Bad Loan Pratices
Complaint
Kenneth Peters
Country: United States
I attempted to re-morgage my home for lower intrest rates and smaller payment. After of doing business with Bank of America for 40 years or more, never missed a payment of any type from the bank or other debts, with good to excelent credit scores. I do not understand why I should have been turned down. If the bank was afraid they were not going to get their payments makes no sence to me. In fact lowering my payment would have helped not hurt. Does anyone in the banking business have an sence at all. I think I would rather give some one a loan who has done business with a perfect record than with a stranger who has never been associated with the Bank before. But than who am I but a 69 year old man whos has tried to live and be honest all my life.
Comments
Too high loan to value?
Too low income to debt?
What interest rate are you currently paying?
http://www.nytimes.com/2012/04/03/opinion/noc ... banks.html?_r=1
http://www.sonyclassics.com/insidejob/
The banks take old questionable account information from their years of mergers and acquisitions, and "dump" it, selling it off for pennies on the dollar, but with so many disclaimers that the buyers know exactly what they are buying and what they have to do to collect it.
What they have to do, is lie and cheat.
So, like the Corona Scam, they stake their fortunes on buying this junk, and then they set up a fraudulent machine with multilayered LLCs to collect without validation, making threats, pretending to be "process servers" or "attorneys" or "filing firms", lying and cheating their way to becoming millionares through fraud, and hiding their responsibility behind shell games to get away with it.
This is a "con", and they don't care whether they con some alleged debtor, or some entire stranger.

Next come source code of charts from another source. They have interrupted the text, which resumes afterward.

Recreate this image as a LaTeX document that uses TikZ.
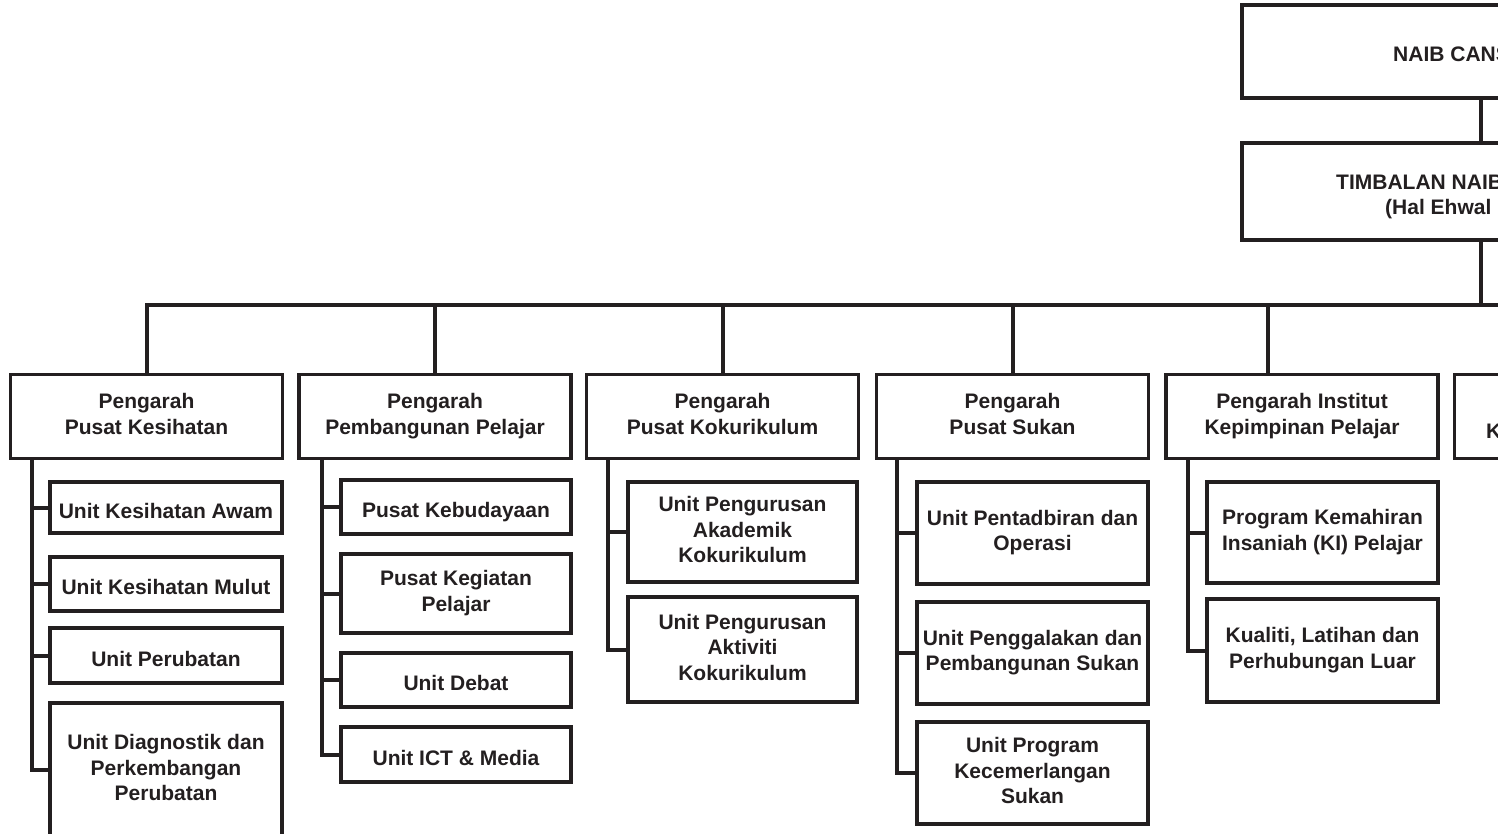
\documentclass[tikz,border=0pt]{standalone}
\usepackage{fontspec}
\setmainfont{Liberation Sans}
\usepackage{tikz}
\definecolor{inkblack}{RGB}{35,31,32}
\newcommand{\boxstrut}{\vrule width 0pt height 26pt depth 5pt}
\tikzset{
  orgbox/.style={draw=inkblack, line width=3.6pt, rectangle, align=center, inner sep=2pt,
    text=inkblack, font=\fontsize{21}{25.5}\selectfont\bfseries,
    execute at begin node=\boxstrut, execute at end node=\boxstrut},
  headbox/.style={orgbox, minimum width=272, minimum height=84},
  unitbox/.style={orgbox, minimum width=231},
  cuttext/.style={anchor=base west, inner sep=0pt, text=inkblack,
    font=\fontsize{21}{25}\selectfont\bfseries},
  link/.style={draw=inkblack, line width=4pt}
}

\begin{document}
\begin{tikzpicture}[x=1pt, y=-1pt]
  \useasboundingbox (0,0) rectangle (1498,833);
  \clip (0,0) rectangle (1498,833);
  \node[orgbox, minimum width=478, minimum height=93] (vc) at (1481,51.5) {};
  \node[cuttext] (vct) at (1393,61) {NAIB CANS};
  \node[orgbox, minimum width=478, minimum height=97] (tnc) at (1481,191.5) {};
  \node[cuttext] (tnct) at (1336,189) {TIMBALAN NAIB};
  \node[cuttext] (tncs) at (1385,214) {(Hal Ehwal};
  \foreach \n/\x/\t in {d1/146.5/{Pengarah\\Pusat Kesihatan},
      d2/435/{Pengarah\\Pembangunan Pelajar}, d3/722.5/{Pengarah\\Pusat Kokurikulum},
      d4/1012.5/{Pengarah\\Pusat Sukan}, d5/1302/{Pengarah Institut\\Kepimpinan Pelajar}}{
    \node[headbox] (\n) at (\x,416.5) {\t};
  }
  \node[headbox] (d6) at (1590.5,416.5) {};
  \node[cuttext] (d6t) at (1486,438) {K};
  \coordinate (busend) at (1520,305);
  \coordinate (j5) at (1268,305);
  \draw[link] (vc.south) -- (tnc.north);
  \draw[link] (tnc.south) -- (tnc.south |- busend);
  \draw[link] (d1.north) |- (busend);
  \foreach \n in {d2,d3,d4}{
    \draw[link] (\n.north) -- (\n.north |- busend);
  }
  \draw[link] (j5) -- (j5 |- d5.north);
  \foreach \n/\y/\h/\t in {c11/507.5/51/{Unit Kesihatan Awam}, c12/584/54/{Unit Kesihatan Mulut},
      c13/655.5/55/{Unit Perubatan}, c14/770/134/{Unit Diagnostik dan\\Perkembangan\\Perubatan}}{
    \node[unitbox, minimum width=232, minimum height=\h] (\n) at (166,\y) {\t};
  }
  \foreach \n/\y/\h/\t in {c21/507/54/{Pusat Kebudayaan}, c22/593.5/79/{Pusat Kegiatan\\Pelajar},
      c23/680/54/{Unit Debat}, c24/754.5/55/{Unit ICT \& Media}}{
    \node[unitbox, minimum width=230, minimum height=\h] (\n) at (456,\y) {\t};
  }
  \foreach \n/\y/\h/\t in {c31/532/100/{Unit Pengurusan\\Akademik\\Kokurikulum},
      c32/649.5/105/{Unit Pengurusan\\Aktiviti\\Kokurikulum}}{
    \node[unitbox, minimum width=229, minimum height=\h] (\n) at (742.5,\y) {\t};
  }
  \foreach \n/\y/\t in {c41/533/{Unit Pentadbiran dan\\Operasi},
      c42/653/{Unit Penggalakan dan\\Pembangunan Sukan}, c43/773/{Unit Program\\Kecemerlangan\\Sukan}}{
    \node[unitbox, minimum height=102] (\n) at (1032.5,\y) {\t};
  }
  \foreach \n/\y/\h/\t in {c51/532.5/101/{Program Kemahiran\\Insaniah (KI) Pelajar},
      c52/650.5/103/{Kualiti, Latihan dan\\Perhubungan Luar}}{
    \node[unitbox, minimum height=\h] (\n) at (1322.5,\y) {\t};
  }
  \coordinate (s1) at (32,0);
  \coordinate (s2) at (322,0);
  \coordinate (s3) at (608,0);
  \coordinate (s4) at (897,0);
  \coordinate (s5) at (1188,0);
  \draw[link] (s1 |- d1.south) |- (c14.west);
  \draw[link] (s2 |- d2.south) |- (c24.west);
  \draw[link] (s3 |- d3.south) |- (c32.west);
  \draw[link] (s4 |- d4.south) |- (c43.west);
  \draw[link] (s5 |- d5.south) |- (c52.west);
  \foreach \n/\s in {c11/s1, c12/s1, c13/s1, c21/s2, c22/s2, c23/s2, c31/s3, c41/s4, c42/s4, c51/s5}{
    \draw[link] (\s |- \n.west) -- (\n.west);
  }
\end{tikzpicture}
\end{document}
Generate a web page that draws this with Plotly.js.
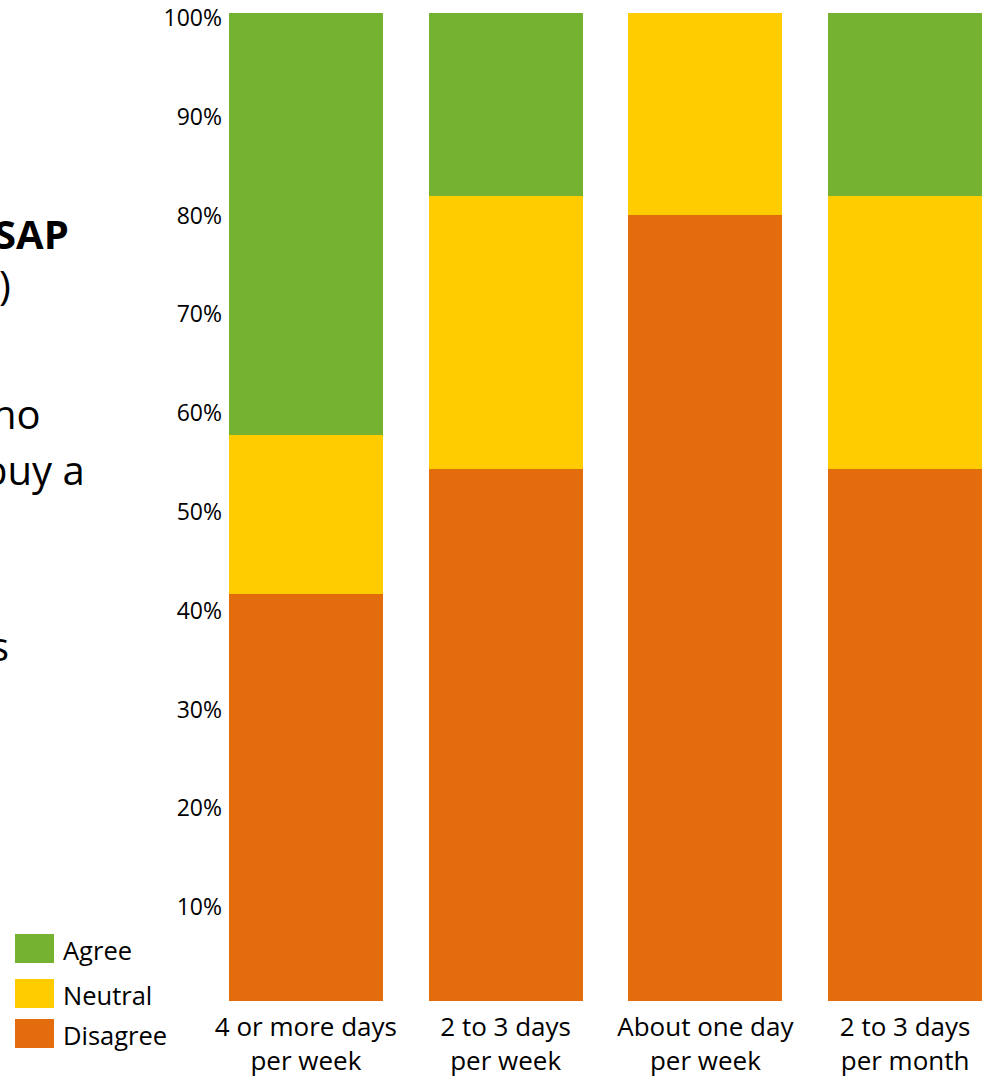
<!DOCTYPE html>
<html>
<head>
<meta charset="utf-8">
<script src="https://cdn.plot.ly/plotly-3.0.1.min.js"></script>
<style>html,body{margin:0;padding:0;background:#fff;}#chart{width:984px;height:1080px;}</style>
</head>
<body>
<div id="chart"></div>
<script>
const categories = ["4 or more days per week", "2 to 3 days per week", "About one day per week", "2 to 3 days per month"];
const tickLabels = ["4 or more days<br>per week", "2 to 3 days<br>per week", "About one day<br>per week", "2 to 3 days<br>per month"];
const disagree = [0.412, 0.538, 0.796, 0.538];
const neutral  = [0.161, 0.277, 0.204, 0.277];
const agree    = [0.427, 0.185, 0.0, 0.185];
const yTicks = [0.1, 0.2, 0.3, 0.4, 0.5, 0.6, 0.7, 0.8, 0.9, 1.0];
const legendNames = ["Agree", "Neutral", "Disagree"];
const colors = {Agree: "#76B232", Neutral: "#FFCC00", Disagree: "#E36C0C"};
const sideText = [
  {t: "<b>SAP</b>", right: 71, y: 233},
  {t: ")", right: 13, y: 284},
  {t: "no", right: 43, y: 413},
  {t: "buy a", right: 87, y: 469},
  {t: "s", right: 11, y: 645}
];

const FONT = "Open Sans, sans-serif";
const W = 984, H = 1080, L = 226, R = 0, T = 13, B = 79;
const pw = W - L - R, ph = H - T - B;
const px = p => (p - L) / pw;
const py = q => (H - B - q) / ph;

const traces = [
  {name: "Disagree", y: disagree},
  {name: "Neutral", y: neutral},
  {name: "Agree", y: agree}
].map(s => ({
  type: "bar", x: categories, y: s.y, name: s.name,
  marker: {color: colors[s.name], line: {width: 0}},
  hoverinfo: "skip"
}));

const shapes = [];
const annotations = [];
const legY = [949, 994, 1034];
legendNames.forEach((n, i) => {
  shapes.push({type: "rect", xref: "paper", yref: "paper",
    x0: px(15), x1: px(54), y0: py(legY[i] + 14), y1: py(legY[i] - 15),
    fillcolor: colors[n], line: {width: 0}});
  annotations.push({xref: "paper", yref: "paper", x: px(61), y: py(legY[i] + 1),
    xanchor: "left", yanchor: "middle", text: n, showarrow: false,
    font: {family: FONT, size: 25.5, color: "#000"}});
});
sideText.forEach(s => {
  annotations.push({xref: "paper", yref: "paper", x: px(s.right), y: py(s.y),
    xanchor: "right", yanchor: "middle", text: s.t, showarrow: false,
    font: {family: FONT, size: 40, color: "#000"}});
});

const layout = {
  width: W, height: H,
  margin: {l: L, r: R, t: T, b: B, pad: 0},
  paper_bgcolor: "#fff", plot_bgcolor: "#fff",
  barmode: "stack", bargap: 0.229,
  showlegend: false,
  xaxis: {
    type: "category", range: [-0.4, 3.395],
    tickvals: categories, ticktext: tickLabels,
    tickfont: {family: FONT, size: 26, color: "#000"},
    showgrid: false, zeroline: false, showline: false, ticks: "",
    ticklabelstandoff: 8
  },
  yaxis: {
    range: [0, 1], tickvals: yTicks, tickformat: ".0%",
    tickfont: {family: FONT, size: 23, color: "#000"},
    showgrid: false, zeroline: false, showline: false, ticks: "",
    ticklabelstandoff: 3, ticklabelshift: 5, ticklabeloverflow: "allow"
  },
  shapes: shapes,
  annotations: annotations
};

Plotly.newPlot("chart", traces, layout, {displayModeBar: false, staticPlot: true});
</script>
</body>
</html>
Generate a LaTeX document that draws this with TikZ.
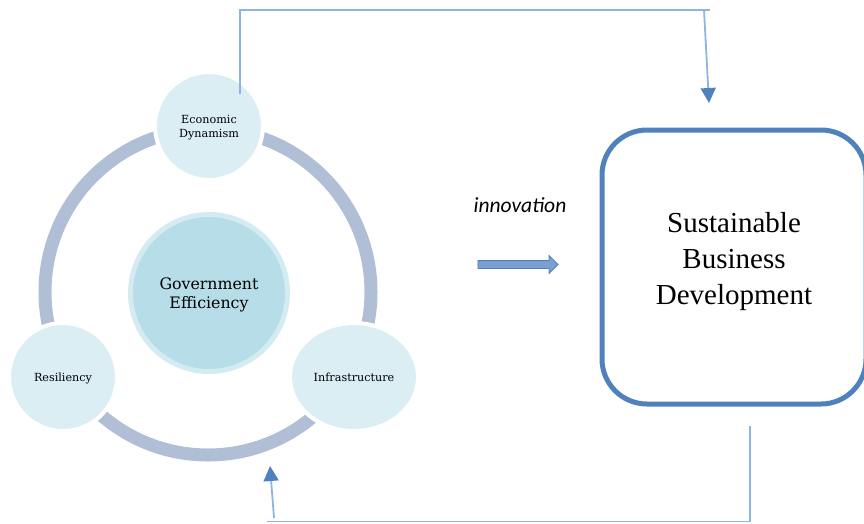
\documentclass[tikz,border=0pt]{standalone}
\usepackage{fontspec}
\setmainfont{Liberation Serif}
\newfontfamily\bubblefont{DejaVu Serif}
\newfontfamily\labelfont{Carlito}
\usetikzlibrary{positioning, arrows.meta, calc, shapes.geometric, shapes.arrows}

\definecolor{ringgray}{HTML}{B0BED6}
\definecolor{bubblefill}{HTML}{DAEEF3}
\definecolor{hubfill}{HTML}{B6DDE8}
\definecolor{hubglow}{HTML}{D3EBF1}
\definecolor{linkblue}{HTML}{8EB4E3}
\definecolor{tipblue}{HTML}{4F81BD}

\begin{document}
\begin{tikzpicture}[
    x=1pt, y=-1pt,
    bubble/.style={circle, draw=white, line width=4pt, fill=bubblefill, minimum size=108pt, inner sep=0pt, align=center, text depth=0pt, font=\bubblefont\fontsize{11.2}{14}\selectfont},
    hub/.style={circle, draw=hubglow, line width=5pt, fill=hubfill, minimum size=157pt, inner sep=0pt, align=center, text depth=0pt, font=\bubblefont\fontsize{15.8}{19}\selectfont},
    goal/.style={rectangle, rounded corners=45pt, draw=tipblue, line width=5pt, minimum width=264pt, minimum height=274pt, align=center, text depth=18pt, font=\fontsize{29}{36}\selectfont},
    link/.style={draw=linkblue, line width=1.8pt},
    arrow/.style={link, -{Triangle[length=15pt, width=15pt, color=tipblue]}},
    fatarrow/.style={single arrow, draw=tipblue, fill=tipblue!75, line width=0.8pt, minimum height=80pt, inner sep=3.5pt, single arrow head extend=5pt},
]
\useasboundingbox (0,0) rectangle (864,523);

% Ring
\draw[ringgray, line width=13pt] (208,292) circle (163pt);

% Pillars on the ring
\node[bubble] (econ) at (209,126) {Economic\\Dynamism};
\node[bubble] (resil) at (63,377) {Resiliency};
\node[bubble, ellipse, minimum width=128pt, minimum height=108pt] (infra) at (354,377) {Infrastructure};

% Centre
\node[hub] (gov) at (209,293) {Government\\Efficiency};

% ========== OUTCOME ==========
\node[goal] (sbd) at (734,267) {Sustainable\\Business\\Development};

\node[font=\labelfont\itshape\fontsize{21.5}{24}\selectfont] (innov) at (520,205) {innovation};
\node[fatarrow] (innov_arrow) at (516,264.5) {};

% Top loop
\coordinate (top_right) at (710,10);
\coordinate (top_start) at (704,10);
\coordinate (sbd_in) at (709,103);
\draw[link] ([xshift=31pt, yshift=32pt]econ.center) |- (top_right);
\draw[arrow] (top_start) -- (sbd_in);

% Bottom loop
\coordinate (bot_left) at (267,521.5);
\coordinate (bot_start) at (274,518);
\coordinate (ring_in) at (270,466);
\draw[link] ([xshift=16pt, yshift=-19pt]sbd.south) |- (bot_left);
\draw[arrow] (bot_start) -- (ring_in);

\end{tikzpicture}
\end{document}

It's all the same.
The banks are destroying the creditworthyness of their own customers, the basis of legitimate lending, by feeding fraudulent collection, and the CRAs are helping them do it.
And the CRAs, those protectors of our identity information, who sell supposedly "accurate" credit reports to the lenders, also sell their information to these debt collection scammers, as well as to anyone with a stolen credit card who wants to buy a credit report, for use in identity theft.
But with all this identity theft, and all these errors on credit reports, some from fraudulent debt collectors, the CRAs will now sell YOU "credit monitoring services", so YOU can attempt to fix the problems created by all this fraud.
This is all sounding like some banking verion of "Catch 22".